PROBLEM STATEMENT: Output every line below without omitting or altering anything.

[DATA EXTRACT start]

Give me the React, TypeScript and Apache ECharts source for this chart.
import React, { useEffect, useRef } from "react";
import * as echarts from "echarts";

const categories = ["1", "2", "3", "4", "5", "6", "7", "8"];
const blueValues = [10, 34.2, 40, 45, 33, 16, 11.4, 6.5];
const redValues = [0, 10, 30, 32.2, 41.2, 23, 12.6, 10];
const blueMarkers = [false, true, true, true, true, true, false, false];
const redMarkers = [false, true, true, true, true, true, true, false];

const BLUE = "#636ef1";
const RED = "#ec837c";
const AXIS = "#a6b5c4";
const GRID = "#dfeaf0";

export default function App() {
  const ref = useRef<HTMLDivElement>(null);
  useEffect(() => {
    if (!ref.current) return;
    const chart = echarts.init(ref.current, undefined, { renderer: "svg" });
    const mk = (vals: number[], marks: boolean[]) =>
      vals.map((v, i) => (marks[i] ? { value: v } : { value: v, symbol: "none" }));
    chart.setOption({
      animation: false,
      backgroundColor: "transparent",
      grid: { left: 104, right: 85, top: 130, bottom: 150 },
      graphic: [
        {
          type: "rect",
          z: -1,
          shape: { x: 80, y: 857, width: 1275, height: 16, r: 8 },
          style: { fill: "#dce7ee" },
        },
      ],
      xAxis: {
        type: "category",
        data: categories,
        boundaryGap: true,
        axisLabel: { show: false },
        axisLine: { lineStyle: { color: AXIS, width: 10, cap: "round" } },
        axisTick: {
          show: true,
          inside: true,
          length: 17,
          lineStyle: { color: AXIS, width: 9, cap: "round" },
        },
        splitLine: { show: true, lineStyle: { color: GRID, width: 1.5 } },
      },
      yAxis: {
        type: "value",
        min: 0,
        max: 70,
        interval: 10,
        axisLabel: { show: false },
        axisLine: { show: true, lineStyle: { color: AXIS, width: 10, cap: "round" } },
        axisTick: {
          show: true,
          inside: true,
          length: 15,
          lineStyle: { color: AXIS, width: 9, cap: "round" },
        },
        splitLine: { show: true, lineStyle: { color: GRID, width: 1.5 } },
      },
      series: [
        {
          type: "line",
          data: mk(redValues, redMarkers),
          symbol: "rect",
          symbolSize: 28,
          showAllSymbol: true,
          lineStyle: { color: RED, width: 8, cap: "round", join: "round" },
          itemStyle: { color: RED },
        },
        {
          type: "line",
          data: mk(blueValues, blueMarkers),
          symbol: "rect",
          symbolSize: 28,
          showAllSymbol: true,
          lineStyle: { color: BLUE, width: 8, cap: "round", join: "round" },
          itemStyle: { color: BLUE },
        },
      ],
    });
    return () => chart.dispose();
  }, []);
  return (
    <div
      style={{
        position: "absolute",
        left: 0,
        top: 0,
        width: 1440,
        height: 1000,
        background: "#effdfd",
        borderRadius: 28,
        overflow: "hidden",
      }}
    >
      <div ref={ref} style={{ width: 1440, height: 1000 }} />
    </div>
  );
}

[DATA EXTRACT end]

EXPECTED OUTPUT:
Give me the React, TypeScript and Apache ECharts source for this chart.
import React, { useEffect, useRef } from "react";
import * as echarts from "echarts";

const categories = ["1", "2", "3", "4", "5", "6", "7", "8"];
const blueValues = [10, 34.2, 40, 45, 33, 16, 11.4, 6.5];
const redValues = [0, 10, 30, 32.2, 41.2, 23, 12.6, 10];
const blueMarkers = [false, true, true, true, true, true, false, false];
const redMarkers = [false, true, true, true, true, true, true, false];

const BLUE = "#636ef1";
const RED = "#ec837c";
const AXIS = "#a6b5c4";
const GRID = "#dfeaf0";

export default function App() {
  const ref = useRef<HTMLDivElement>(null);
  useEffect(() => {
    if (!ref.current) return;
    const chart = echarts.init(ref.current, undefined, { renderer: "svg" });
    const mk = (vals: number[], marks: boolean[]) =>
      vals.map((v, i) => (marks[i] ? { value: v } : { value: v, symbol: "none" }));
    chart.setOption({
      animation: false,
      backgroundColor: "transparent",
      grid: { left: 104, right: 85, top: 130, bottom: 150 },
      graphic: [
        {
          type: "rect",
          z: -1,
          shape: { x: 80, y: 857, width: 1275, height: 16, r: 8 },
          style: { fill: "#dce7ee" },
        },
      ],
      xAxis: {
        type: "category",
        data: categories,
        boundaryGap: true,
        axisLabel: { show: false },
        axisLine: { lineStyle: { color: AXIS, width: 10, cap: "round" } },
        axisTick: {
          show: true,
          inside: true,
          length: 17,
          lineStyle: { color: AXIS, width: 9, cap: "round" },
        },
        splitLine: { show: true, lineStyle: { color: GRID, width: 1.5 } },
      },
      yAxis: {
        type: "value",
        min: 0,
        max: 70,
        interval: 10,
        axisLabel: { show: false },
        axisLine: { show: true, lineStyle: { color: AXIS, width: 10, cap: "round" } },
        axisTick: {
          show: true,
          inside: true,
          length: 15,
          lineStyle: { color: AXIS, width: 9, cap: "round" },
        },
        splitLine: { show: true, lineStyle: { color: GRID, width: 1.5 } },
      },
      series: [
        {
          type: "line",
          data: mk(redValues, redMarkers),
          symbol: "rect",
          symbolSize: 28,
          showAllSymbol: true,
          lineStyle: { color: RED, width: 8, cap: "round", join: "round" },
          itemStyle: { color: RED },
        },
        {
          type: "line",
          data: mk(blueValues, blueMarkers),
          symbol: "rect",
          symbolSize: 28,
          showAllSymbol: true,
          lineStyle: { color: BLUE, width: 8, cap: "round", join: "round" },
          itemStyle: { color: BLUE },
        },
      ],
    });
    return () => chart.dispose();
  }, []);
  return (
    <div
      style={{
        position: "absolute",
        left: 0,
        top: 0,
        width: 1440,
        height: 1000,
        background: "#effdfd",
        borderRadius: 28,
        overflow: "hidden",
      }}
    >
      <div ref={ref} style={{ width: 1440, height: 1000 }} />
    </div>
  );
}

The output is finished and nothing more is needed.